И эта сказка для взрослых о «легендарном скандинаве» жива потому, что, как верно заметила Н. Н. Ильина, «психологической основой норманского учения, то есть учения, которое отводит германскому племени руководящую роль в древний период русской истории, служит недоверие русского общества к самому себе, сомнение в своих способностях устраивать жизнь своей страны». И «такого рода сомнение, - резюмировала исследовательница, - присущее доныне многим русским людям, связано в русской душе с подорванным чувством национального духовного достоинства», и что «сломленность национального духовного достоинства у части русского общества была, очевидно, проявлением его большей или меньшей слепоты к самобытным духовным силам в древней народной жизни и к действенности этих самобытных сил в собственной душевной глубине»[272].
Сейчас эта слепота проходит, и норманизм отойдет в прошлое нашей науки. Но этот процесс не будет ни простым, ни коротким, ибо ему будет агрессивно противиться та весьма влиятельная часть российского научного мира, которая, отмечал И.Е.Забелин, одержима «немецкими мнениями о норманстве руси» и знающая «в средневековой истории одних только германцев». При этом обвиняя оппонентов во всех тяжких и, прежде всего, - а тут гадать нечего! - в «ультрапатриотизме» и национализме, да еще пугая тем власть одновременно выставляя ее пособником таких настроений) и, само собой разумеется, мировое сообщество, представляя ему антинорманистов в качестве комплексующих «великодержавных шовинистов», ненавидящих шведов, немцев и далее по списку.
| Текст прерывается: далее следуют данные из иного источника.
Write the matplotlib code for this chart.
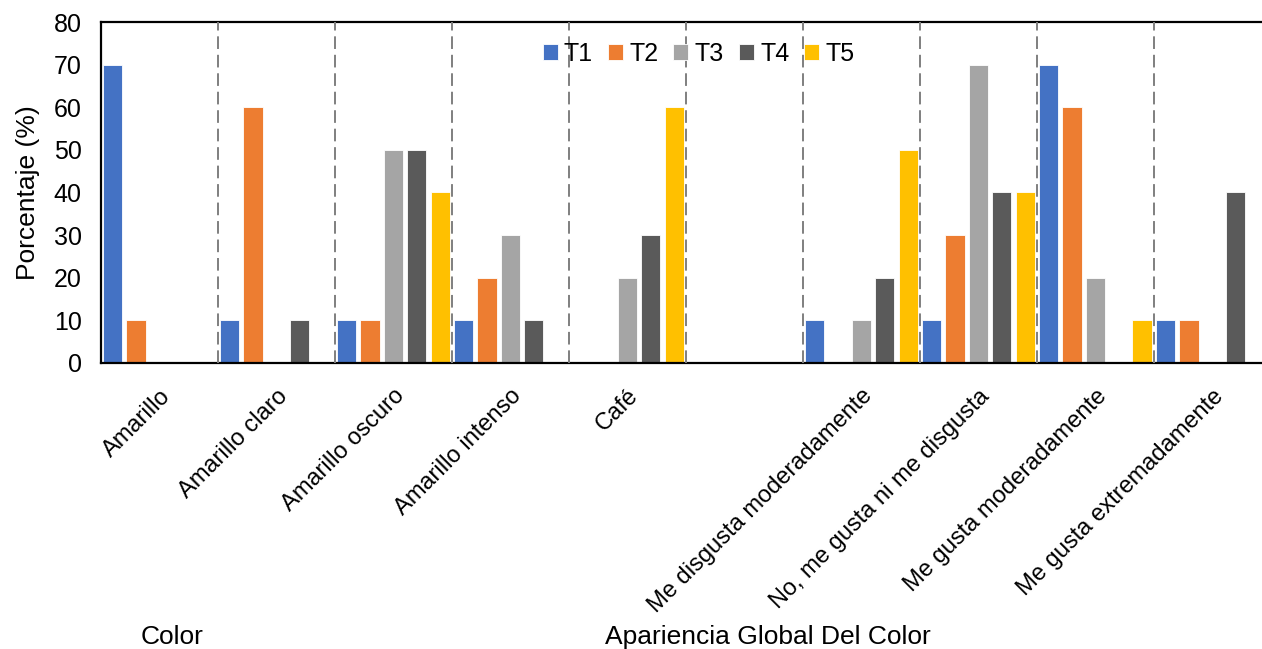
# Sensory evaluation: colour and overall colour appearance by treatment
import numpy as np
import matplotlib.pyplot as plt

plt.rcParams['font.family'] = ['Liberation Sans', 'DejaVu Sans']

# Data
categories = ['Amarillo', 'Amarillo claro', 'Amarillo oscuro', 'Amarillo intenso', 'Café', '',
              'Me disgusta moderadamente', 'No, me gusta ni me disgusta',
              'Me gusta moderadamente', 'Me gusta extremadamente']
treatments = ['T1', 'T2', 'T3', 'T4', 'T5']
t1 = [70, 10, 10, 10, 0, 0, 10, 10, 70, 10]
t2 = [10, 60, 10, 20, 0, 0, 0, 30, 60, 10]
t3 = [0, 0, 50, 30, 20, 0, 10, 70, 20, 0]
t4 = [0, 10, 50, 10, 30, 0, 20, 40, 0, 40]
t5 = [0, 0, 40, 0, 60, 0, 50, 40, 10, 0]
colors = ['#4472C4', '#ED7D31', '#A5A5A5', '#5A5A5A', '#FFC000']

fig = plt.figure(figsize=(12.62, 6.49), dpi=100)
ax = fig.add_axes([0.080, 0.441, 0.927, 0.525])

x = np.arange(len(categories))
series = [t1, t2, t3, t4, t5]
for i, (vals, c, name) in enumerate(zip(series, colors, treatments)):
    ax.bar(x + (i - 2) * 0.2, vals, width=0.165, color=c, edgecolor='white',
           linewidth=0.6, label=name, zorder=2)

# dashed separators between categories
for b in np.arange(0.5, len(categories) - 0.5, 1.0):
    ax.axvline(b, color='#7F7F7F', linestyle=(0, (6.5, 3)), linewidth=1.4, zorder=3)

ax.set_xlim(-0.5, len(categories) - 0.5)
ax.set_ylim(0, 80)
ax.set_yticks(range(0, 81, 10))
ax.tick_params(axis='y', length=0, labelsize=18, pad=14)
ax.tick_params(axis='x', length=0, labelsize=17, pad=16)
ax.set_xticks(x)
ax.set_xticklabels(categories, rotation=45, ha='right', rotation_mode='anchor')
ax.set_ylabel('Porcentaje (%)', fontsize=19, labelpad=10)

for s in ['left', 'bottom', 'top']:
    ax.spines[s].set_linewidth(1.6)
    ax.spines[s].set_color('black')
ax.spines['right'].set_visible(False)

ax.legend(loc='upper center', bbox_to_anchor=(0.511, 1.008), ncol=5, frameon=False,
          fontsize=18, handlelength=0.6, handleheight=0.6, handletextpad=0.25,
          columnspacing=0.6)

fig.text(172 / 1262, 1 - 637 / 649, 'Color', fontsize=19, ha='center', va='center')
fig.text(768 / 1262, 1 - 637 / 649, 'Apariencia Global Del Color', fontsize=19,
         ha='center', va='center')

fig.savefig('out.png', dpi=100)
А уж когда им совсем станет горячо, то, можно нисколько не сомневаться, поднимут визгливую кампанию по поводу притеснения в России «научных» норманистов по национальному признаку. И этим приемом они чрезвычайно ловко пользуются уже несколько столетий. Как говорил в начале XIX в. его «родитель» А. Л. Шлецер, «русский Ломоносов был отъявленный ненавистник, даже преследователь всех нерусских». В 1876 г. В. Томсен увидел в действиях русских ученых, не согласных с норманской теорией, «национальный фанатизм» (в подобном тоне можно вести разговор о представителях любой национальной историографии, не принимающих суждения о своей истории в силу их несоответствия источникам и явной нелепости).
Такой взгляд стал нормой для российского научного сообщества, которое сохраняло и сохраняет ему непоколебимую верность в любых политических условиях: до революции, после революции, сегодня. В 1923 г. известный историк, большевик-меньшевик Н.А. Рожков, буквально возмущаясь тем фактом, что Ломоносов происходил из зажиточных крестьян и по своим политическим взглядам был сторонником самодержавия, вынес ему суровый обвинительный приговор: «Патриот в духе того времени, националист Ломоносов этой цели хотел служить и в своей «Российской истории». Именно из патриотических побуждений он отверг норманскую теорию и сделал варягов славянами» (да при этом еще отрицательно относясь к немцам, занимавшимся русской историей). В 1941 г. Н. Л. Рубинштейн убеждал, что Ломоносов «во имя национальной гордости» восстал не только против монополизации иностранцами российской исторической науки, но и против норманской теории[273].